[START OF LISTED RECORDS]
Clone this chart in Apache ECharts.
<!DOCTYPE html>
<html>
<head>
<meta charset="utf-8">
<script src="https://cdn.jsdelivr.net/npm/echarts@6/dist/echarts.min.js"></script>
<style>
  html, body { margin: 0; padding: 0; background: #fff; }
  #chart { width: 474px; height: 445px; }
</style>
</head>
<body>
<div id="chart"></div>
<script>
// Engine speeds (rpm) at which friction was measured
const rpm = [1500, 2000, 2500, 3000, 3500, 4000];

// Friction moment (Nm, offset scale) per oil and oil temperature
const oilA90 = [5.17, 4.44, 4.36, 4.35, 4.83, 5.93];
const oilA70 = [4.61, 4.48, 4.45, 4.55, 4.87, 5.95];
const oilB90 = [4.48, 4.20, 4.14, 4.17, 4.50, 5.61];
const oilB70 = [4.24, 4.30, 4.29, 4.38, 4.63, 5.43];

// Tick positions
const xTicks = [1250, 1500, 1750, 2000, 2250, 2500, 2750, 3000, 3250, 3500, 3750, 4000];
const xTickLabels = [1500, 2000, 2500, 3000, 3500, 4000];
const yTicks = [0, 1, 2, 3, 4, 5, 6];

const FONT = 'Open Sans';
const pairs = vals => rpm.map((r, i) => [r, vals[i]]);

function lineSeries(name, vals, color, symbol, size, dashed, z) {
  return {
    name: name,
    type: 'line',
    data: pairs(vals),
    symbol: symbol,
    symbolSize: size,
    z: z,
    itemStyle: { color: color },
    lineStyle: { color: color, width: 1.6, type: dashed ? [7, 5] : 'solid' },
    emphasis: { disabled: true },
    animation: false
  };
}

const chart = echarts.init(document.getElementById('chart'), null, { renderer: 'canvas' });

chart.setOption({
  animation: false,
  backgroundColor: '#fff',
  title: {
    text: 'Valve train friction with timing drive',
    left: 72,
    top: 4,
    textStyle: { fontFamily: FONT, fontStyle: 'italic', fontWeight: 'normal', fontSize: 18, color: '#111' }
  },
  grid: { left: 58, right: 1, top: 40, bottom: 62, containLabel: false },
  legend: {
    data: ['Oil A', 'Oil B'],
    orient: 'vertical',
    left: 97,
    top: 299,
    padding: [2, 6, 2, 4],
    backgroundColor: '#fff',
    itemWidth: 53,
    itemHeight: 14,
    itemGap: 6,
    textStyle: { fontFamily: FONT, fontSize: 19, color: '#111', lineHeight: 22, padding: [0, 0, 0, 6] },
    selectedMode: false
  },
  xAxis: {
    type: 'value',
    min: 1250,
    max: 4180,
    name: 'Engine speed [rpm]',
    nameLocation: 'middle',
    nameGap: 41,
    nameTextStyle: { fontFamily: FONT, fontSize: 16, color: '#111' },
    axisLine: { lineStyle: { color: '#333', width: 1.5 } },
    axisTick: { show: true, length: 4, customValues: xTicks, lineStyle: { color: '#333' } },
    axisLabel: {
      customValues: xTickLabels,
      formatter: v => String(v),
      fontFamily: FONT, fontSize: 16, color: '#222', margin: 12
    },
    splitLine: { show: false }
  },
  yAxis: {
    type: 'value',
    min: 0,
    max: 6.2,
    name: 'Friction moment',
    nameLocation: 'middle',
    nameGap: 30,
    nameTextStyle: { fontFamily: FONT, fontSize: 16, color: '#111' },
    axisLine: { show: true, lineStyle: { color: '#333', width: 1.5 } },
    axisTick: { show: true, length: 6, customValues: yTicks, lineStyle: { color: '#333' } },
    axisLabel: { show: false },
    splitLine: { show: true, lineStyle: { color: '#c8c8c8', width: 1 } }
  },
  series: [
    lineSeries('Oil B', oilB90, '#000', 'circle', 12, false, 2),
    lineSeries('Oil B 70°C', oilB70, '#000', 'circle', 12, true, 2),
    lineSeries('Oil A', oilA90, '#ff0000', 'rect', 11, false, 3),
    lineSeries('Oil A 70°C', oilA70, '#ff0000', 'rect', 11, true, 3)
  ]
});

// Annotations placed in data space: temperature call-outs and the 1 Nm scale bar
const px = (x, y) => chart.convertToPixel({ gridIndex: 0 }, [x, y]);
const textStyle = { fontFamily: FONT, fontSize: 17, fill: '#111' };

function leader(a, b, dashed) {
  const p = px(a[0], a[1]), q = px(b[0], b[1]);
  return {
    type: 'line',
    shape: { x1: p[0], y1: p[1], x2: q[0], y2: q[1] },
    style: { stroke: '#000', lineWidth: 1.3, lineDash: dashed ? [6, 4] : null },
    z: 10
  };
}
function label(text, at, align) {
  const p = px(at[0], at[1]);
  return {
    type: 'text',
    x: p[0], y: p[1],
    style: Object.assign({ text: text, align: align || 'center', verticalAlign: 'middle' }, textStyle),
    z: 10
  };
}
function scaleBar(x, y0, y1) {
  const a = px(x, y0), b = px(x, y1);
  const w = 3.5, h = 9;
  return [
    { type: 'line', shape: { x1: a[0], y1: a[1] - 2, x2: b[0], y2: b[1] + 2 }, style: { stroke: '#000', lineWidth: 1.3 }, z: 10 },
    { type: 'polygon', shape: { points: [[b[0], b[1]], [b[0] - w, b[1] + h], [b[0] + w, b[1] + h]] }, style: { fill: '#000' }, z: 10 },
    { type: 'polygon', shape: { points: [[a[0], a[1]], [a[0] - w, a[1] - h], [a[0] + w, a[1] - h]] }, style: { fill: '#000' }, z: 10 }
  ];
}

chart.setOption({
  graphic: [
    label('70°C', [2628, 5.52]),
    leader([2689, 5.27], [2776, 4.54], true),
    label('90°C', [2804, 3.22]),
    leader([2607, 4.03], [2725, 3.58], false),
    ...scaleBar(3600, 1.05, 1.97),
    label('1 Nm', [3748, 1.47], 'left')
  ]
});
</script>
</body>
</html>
[END OF LISTED RECORDS]
[START OF LISTED RECORDS]
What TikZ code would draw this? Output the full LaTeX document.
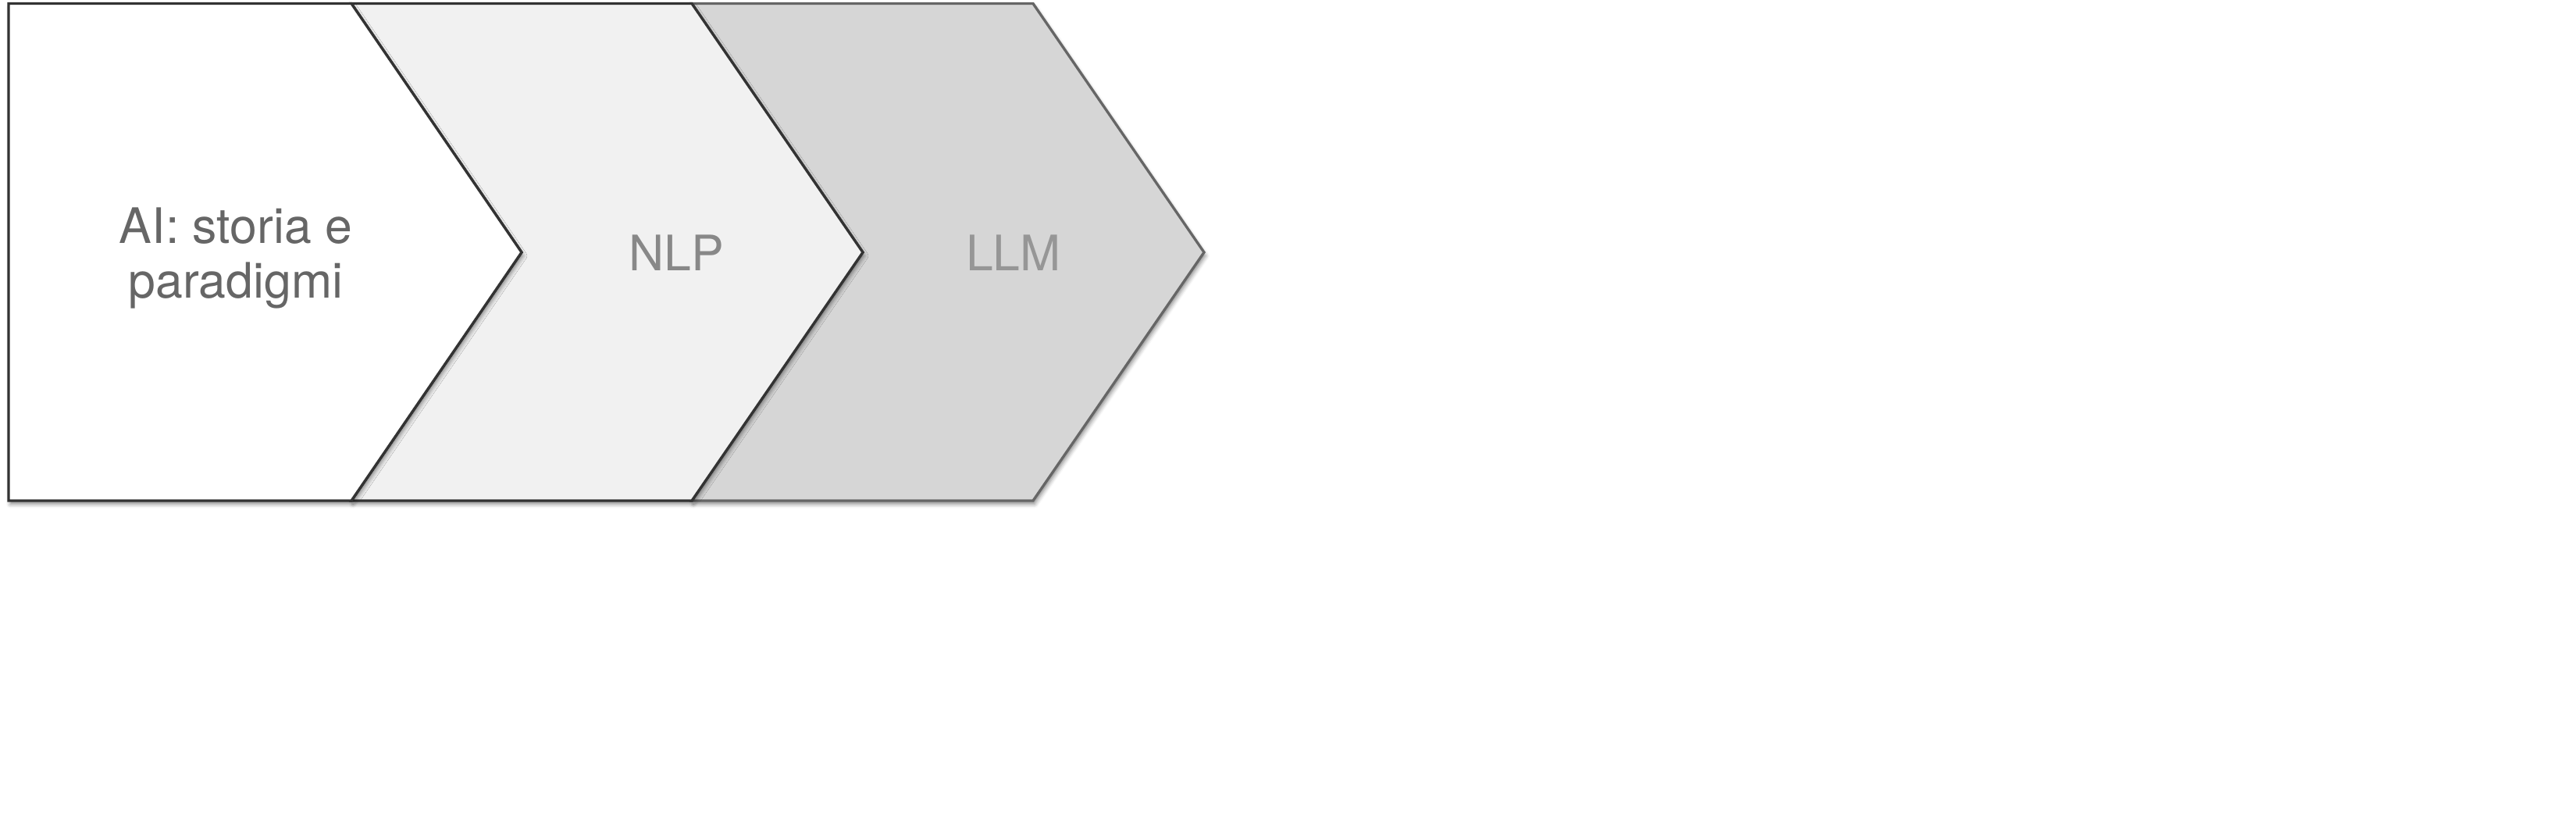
[END OF LISTED RECORDS]
[START OF LISTED RECORDS]
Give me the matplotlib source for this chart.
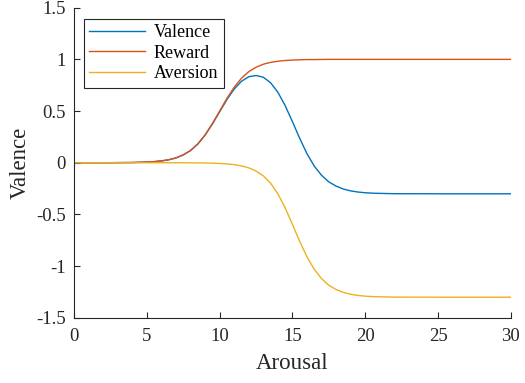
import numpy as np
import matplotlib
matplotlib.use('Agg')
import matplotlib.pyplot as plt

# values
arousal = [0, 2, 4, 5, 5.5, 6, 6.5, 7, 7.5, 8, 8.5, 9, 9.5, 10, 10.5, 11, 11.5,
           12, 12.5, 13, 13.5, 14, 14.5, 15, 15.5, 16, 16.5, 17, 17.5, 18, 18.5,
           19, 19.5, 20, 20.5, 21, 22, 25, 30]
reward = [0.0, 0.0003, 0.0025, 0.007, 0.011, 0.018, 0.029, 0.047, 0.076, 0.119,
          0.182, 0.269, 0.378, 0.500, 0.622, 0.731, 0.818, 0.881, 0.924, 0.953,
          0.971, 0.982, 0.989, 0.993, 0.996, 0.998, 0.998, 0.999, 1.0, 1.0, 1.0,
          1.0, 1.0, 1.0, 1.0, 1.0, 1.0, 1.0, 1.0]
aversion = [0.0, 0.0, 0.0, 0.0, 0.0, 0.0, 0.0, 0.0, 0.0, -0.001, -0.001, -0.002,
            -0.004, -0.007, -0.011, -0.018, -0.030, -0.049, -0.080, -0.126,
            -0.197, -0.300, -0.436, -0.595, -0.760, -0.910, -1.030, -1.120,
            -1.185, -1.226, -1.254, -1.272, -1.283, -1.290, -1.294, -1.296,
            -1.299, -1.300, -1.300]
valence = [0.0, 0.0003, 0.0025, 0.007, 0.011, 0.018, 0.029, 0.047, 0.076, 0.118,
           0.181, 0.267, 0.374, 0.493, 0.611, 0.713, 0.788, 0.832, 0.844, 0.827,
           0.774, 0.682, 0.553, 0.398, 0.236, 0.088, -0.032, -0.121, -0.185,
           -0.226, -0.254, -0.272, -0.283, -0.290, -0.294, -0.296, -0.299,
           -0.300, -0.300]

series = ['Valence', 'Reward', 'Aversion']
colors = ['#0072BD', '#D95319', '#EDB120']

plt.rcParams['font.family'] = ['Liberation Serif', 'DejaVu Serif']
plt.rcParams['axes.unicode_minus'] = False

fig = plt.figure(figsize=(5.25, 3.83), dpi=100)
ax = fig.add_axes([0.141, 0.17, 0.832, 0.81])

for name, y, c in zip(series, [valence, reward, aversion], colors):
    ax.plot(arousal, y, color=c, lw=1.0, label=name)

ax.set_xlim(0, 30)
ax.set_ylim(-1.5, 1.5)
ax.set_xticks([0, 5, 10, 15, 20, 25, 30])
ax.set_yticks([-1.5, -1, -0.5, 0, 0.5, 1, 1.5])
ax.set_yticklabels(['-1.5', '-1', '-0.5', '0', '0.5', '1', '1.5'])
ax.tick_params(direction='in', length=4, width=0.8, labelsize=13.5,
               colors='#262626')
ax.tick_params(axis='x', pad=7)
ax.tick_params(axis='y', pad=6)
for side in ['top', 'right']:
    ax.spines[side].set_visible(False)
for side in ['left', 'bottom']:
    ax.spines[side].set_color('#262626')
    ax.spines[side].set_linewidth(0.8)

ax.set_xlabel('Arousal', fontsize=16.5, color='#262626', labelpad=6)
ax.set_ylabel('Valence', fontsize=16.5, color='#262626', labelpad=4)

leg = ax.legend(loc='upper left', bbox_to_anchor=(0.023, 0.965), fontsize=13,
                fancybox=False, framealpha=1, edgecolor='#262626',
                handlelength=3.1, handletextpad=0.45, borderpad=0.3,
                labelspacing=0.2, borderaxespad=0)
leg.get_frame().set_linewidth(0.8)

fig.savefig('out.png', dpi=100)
[END OF LISTED RECORDS]
▶ [PROBLEM TO SOLVE] Copy nothing but the lines above from the one with "Give me the matplotlib source for this chart." to the one with "import matplotlib.pyplot as plt", inclusive, word for word. Leave every picture out.

▶ [ANSWER TO THIS PROBLEM]
Give me the matplotlib source for this chart.
import numpy as np
import matplotlib
matplotlib.use('Agg')
import matplotlib.pyplot as plt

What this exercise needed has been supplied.